You won't get a guarantee that tp_clear() will be called exactly once.
 You have a guarantee that tp_dealloc() will be called no more than
once.  It's actually unusual to find a tp_dealloc() that calls its
type's tp_clear(), but I think it's a nice pattern when you can get
away with it.  In such cases, tp_clear() should be coded so that it
can be called multiple times, and that's generally very easy to do.

>   This should be pretty easy to change.  A single bit per object is needed
>   to keep track of whether tp_clear() has been called.  I think this only
>   needs to be done for object types that support cyclic GC.

There's no such thing as "one bit" in reality:  because of malloc
memory padding, "one more bit" would require adding 4 bytes to every
gc'able object.  That's an extraordinary expense.  Luckily, it's not
needed.

> 4) There is no way to control the order in which objects are
>   tp_dealloc()ed.

It's true that there's no direct way to control the order.
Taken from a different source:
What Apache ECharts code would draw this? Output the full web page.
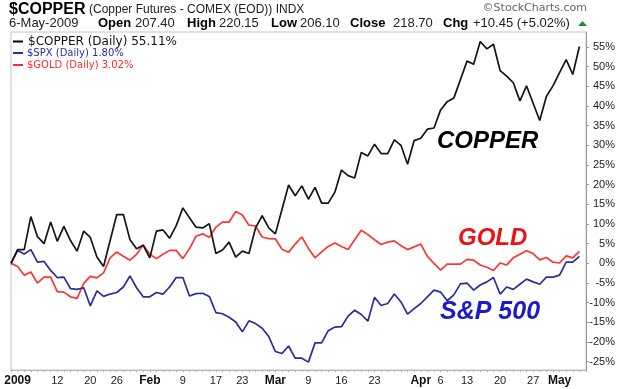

>   This is a problem for the R-E-R construct, since at a low level, these objects
>   are always linked together.

Many things are always linked together in the core too.  Why that's "a
problem" for you isn't clear.  It's not a problem in the core, for
example.

>   What I would like to do is defer tp_dealloc() on the edge until after both
>   rings have been deleted.  Instead, I am forced to use a reference-counted
>   deletion function.

Sorry, don't know what that means, and (as above) don't know why you care.

>   Not calling self->ob_type->tp_free() on the edge in tp_dealloc() until
>   later is not a reasonable option, because this defers deletion of the
>   edge until a later round of garbage collection.
>
>   This could be addressed in the Python interpreter by paying heed to the
>   return value of tp_dealloc().  If the return value is non-zero, move the
>   object to the end of the list of objects to be destroyed,

Except there is no list of objects to be destroyed.

>   so that destruction is tried later.  This allows the module to impose its own
>   destruction ordering.

That part would need clearer motivation, preferably in the form of a PEP.